Dossier : IMM-243-23

Référence : 2023 CF 1541

[TRADUCTION FRANÇAISE]

Ottawa (Ontario), le 21 novembre 2023

En présence de madame la juge Azmudeh

ENTRE :

AHMAD RAHMANIAN KOOSHKAKI

demandeur

et

LE MINISTRE DE LA CITOYENNETÉ ET DE L’IMMIGRATION

défendeur

JUGEMENT ET MOTIFS

I. Décision

[1] Le demandeur, Ahmad Rahmanian Kooshkaki [le « demandeur »], sollicite le contrôle judiciaire en vertu du paragraphe 72(1) de la Loi sur l’immigration et la protection des réfugiés [la LIPR] de la décision par laquelle sa demande de permis d’études au Canada a été rejetée. La demande de contrôle judiciaire est accueillie pour les motifs qui suivent.

II. Aperçu

[2] Le demandeur est un citoyen iranien de 37 ans qui est marié, n’a pas d’enfant et a des liens familiaux importants à l’extérieur du Canada, mais aucun au Canada. Son projet consiste à venir étudier au Canada sans sa femme.

[3] Le demandeur a présenté une demande d’admission à un programme menant à un certificat en administration des affaires au Humber College [le « programme »] pour lequel il a payé les droits de scolarité à l’avance. Il travaille depuis 2014 comme spécialiste des finances et du budget et directeur des placements pour la Omran Pasargad Miaad Company et s’est vu offrir une promotion au poste de chef des investissements, poste qu’il occupera une fois qu’il aura terminé le programme et qu’il sera de retour en Iran.

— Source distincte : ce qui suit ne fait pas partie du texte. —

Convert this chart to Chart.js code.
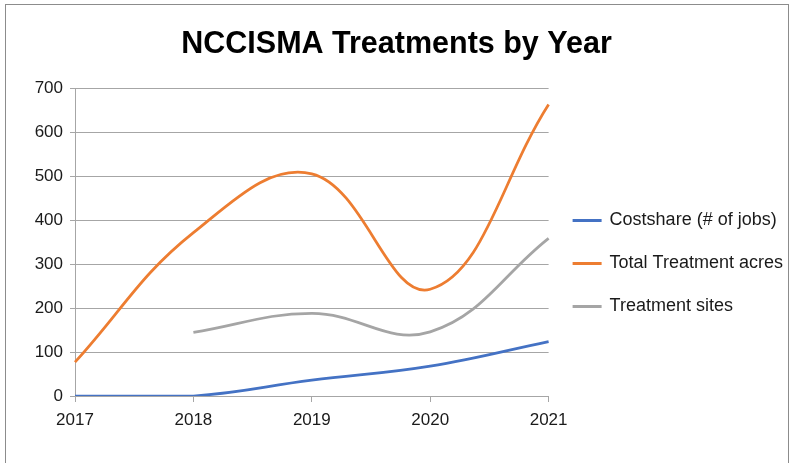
<!DOCTYPE html>
<html lang="en">
<head>
  <meta charset="UTF-8" />
  <title>NCCISMA Treatments by Year</title>
  <script src="https://cdn.jsdelivr.net/npm/chart.js"></script>
  <style>
    html, body { margin: 0; padding: 0; background: #fff; }
    #wrap { width: 793px; height: 463px; position: relative; }
  </style>
</head>
<body>
  <div id="wrap"><canvas id="chart"></canvas></div>

  <script>
    // data
    const years = ['2017', '2018', '2019', '2020', '2021'];
    const costshare = [0, 0, 36, 68, 124];
    const totalAcres = [77, 372, 506, 243, 664];
    const treatmentSites = [null, 145, 188, 146, 359];
    const yTicks = [0, 100, 200, 300, 400, 500, 600, 700];

    const fontFamily = '"Liberation Sans", Arial, sans-serif';

    // thin grey frame around the whole chart
    const framePlugin = {
      id: 'frame',
      beforeDraw(chart) {
        const ctx = chart.ctx;
        ctx.save();
        ctx.fillStyle = '#fff';
        ctx.fillRect(0, 0, chart.width, chart.height);
        ctx.strokeStyle = '#8c8c8c';
        ctx.lineWidth = 1;
        ctx.strokeRect(5.5, 4.5, 783, 470);
        ctx.restore();
      }
    };

    const ctx = document.getElementById('chart').getContext('2d');
    new Chart(ctx, {
      type: 'line',
      data: {
        labels: years,
        datasets: [
          {
            label: 'Costshare (# of jobs)',
            data: costshare,
            borderColor: '#4472c4',
            backgroundColor: '#4472c4',
            borderWidth: 2.75,
            tension: 0.4,
            pointRadius: 0
          },
          {
            label: 'Total Treatment acres',
            data: totalAcres,
            borderColor: '#ed7d31',
            backgroundColor: '#ed7d31',
            borderWidth: 2.75,
            tension: 0.4,
            pointRadius: 0
          },
          {
            label: 'Treatment sites',
            data: treatmentSites,
            borderColor: '#a5a5a5',
            backgroundColor: '#a5a5a5',
            borderWidth: 2.75,
            tension: 0.4,
            pointRadius: 0
          }
        ]
      },
      options: {
        responsive: true,
        maintainAspectRatio: false,
        animation: false,
        layout: { padding: { top: 4, right: 0, bottom: 0, left: 0 } },
        plugins: {
          title: {
            display: true,
            text: 'NCCISMA Treatments by Year',
            color: '#000',
            font: { family: fontFamily, size: 30.5, weight: 'bold', lineHeight: 1.2 },
            padding: { top: 22, bottom: 26 }
          },
          legend: {
            position: 'right',
            maxWidth: 300,
            // empty title only nudges the items down to where they sit in the original
            title: {
              display: true,
              text: '',
              font: { size: 10, lineHeight: 1 },
              padding: { top: 50, bottom: 0 }
            },
            labels: {
              color: '#1a1a1a',
              font: { family: fontFamily, size: 18 },
              boxWidth: 27,
              boxHeight: 1,
              padding: 25,
              generateLabels(chart) {
                const items = Chart.defaults.plugins.legend.labels.generateLabels(chart);
                items.forEach(it => { it.lineWidth = 2; });
                return items;
              }
            }
          },
          tooltip: { enabled: false }
        },
        scales: {
          x: {
            offset: false,
            afterFit(scale) { scale.height = 67; },
            grid: {
              display: true,
              drawOnChartArea: false,
              drawTicks: true,
              tickLength: 6,
              color: '#a6a6a6'
            },
            border: { color: '#a6a6a6', width: 1 },
            ticks: {
              color: '#1a1a1a',
              font: { family: fontFamily, size: 17 },
              maxRotation: 0,
              padding: 8
            }
          },
          y: {
            min: 0,
            max: 700,
            afterFit(scale) { scale.width = 75; },
            afterBuildTicks(scale) { scale.ticks = yTicks.map(v => ({ value: v })); },
            grid: {
              color: '#a6a6a6',
              tickLength: 5,
              drawTicks: true
            },
            border: { color: '#a6a6a6', width: 1 },
            ticks: {
              color: '#1a1a1a',
              font: { family: fontFamily, size: 17 },
              padding: 7
            }
          }
        }
      },
      plugins: [framePlugin]
    });
  </script>
</body>
</html>
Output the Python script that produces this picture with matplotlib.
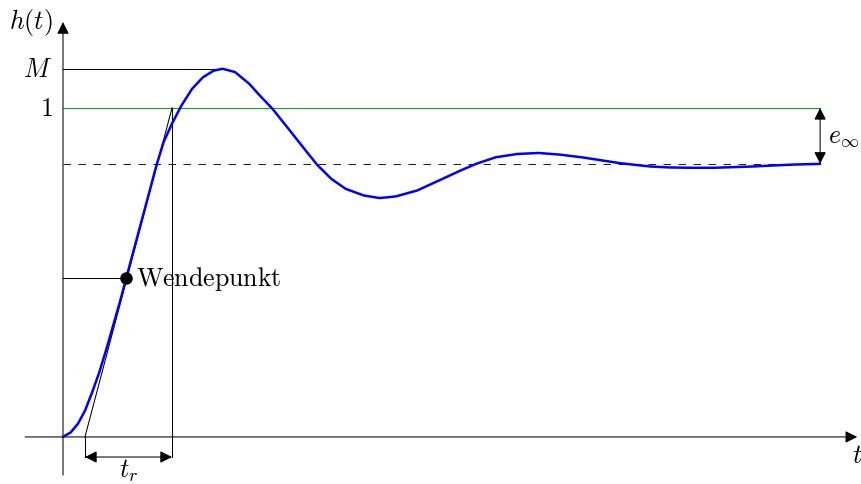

[4] L’agent a rejeté la demande pour de multiples motifs, en concluant que le demandeur n’avait pas démontré qu’il quitterait le Canada à la fin de son séjour autorisé. Les motifs invoqués étaient l’absence de liens familiaux importants à l’extérieur du Canada, l’insuffisance de fonds et la provenance de ceux‑ci, de même qu’une progression illogique, aux yeux de l’agent, dans la carrière du demandeur.

III. Questions en litige et norme de contrôle

[5] La présente demande de contrôle judiciaire soulève deux questions principales :

A. La décision de l’agent était‑elle déraisonnable?

B. Y a‑t‑il eu manquement à l’équité procédurale?

[6] Un contrôle selon la norme de la décision raisonnable est un examen rigoureux et fondé sur la déférence de la question de savoir si la décision administrative est transparente, intelligible et justifiée : Canada (Ministre de la Citoyenneté et de l’Immigration) c Vavilov, 2019 CSC 65, [2019] 4 RCS 653 [Vavilov] aux para 12‑13 et 15; Mason c Canada (Citoyenneté et Immigration), 2023 CSC 21 [Mason] aux para 8, 63.

[7] J’ai commencé par lire de manière globale et contextuelle les motifs du décideur, conjointement avec le dossier dont il disposait. Selon les principes établis aux paragraphes 83, 84 et 87 de l’arrêt Vavilov, je me suis concentrée, en ma qualité de juge de la cour de révision, sur le raisonnement suivi par le décideur. Je n’ai pas cherché à savoir si la décision du décideur était correcte ni à déterminer ce que j’aurais fait si j’avais dû trancher les questions moi‑même : Vavilov, au para 83; Canada (Justice) c DV, 2022 CAF 181 aux para 15, 23.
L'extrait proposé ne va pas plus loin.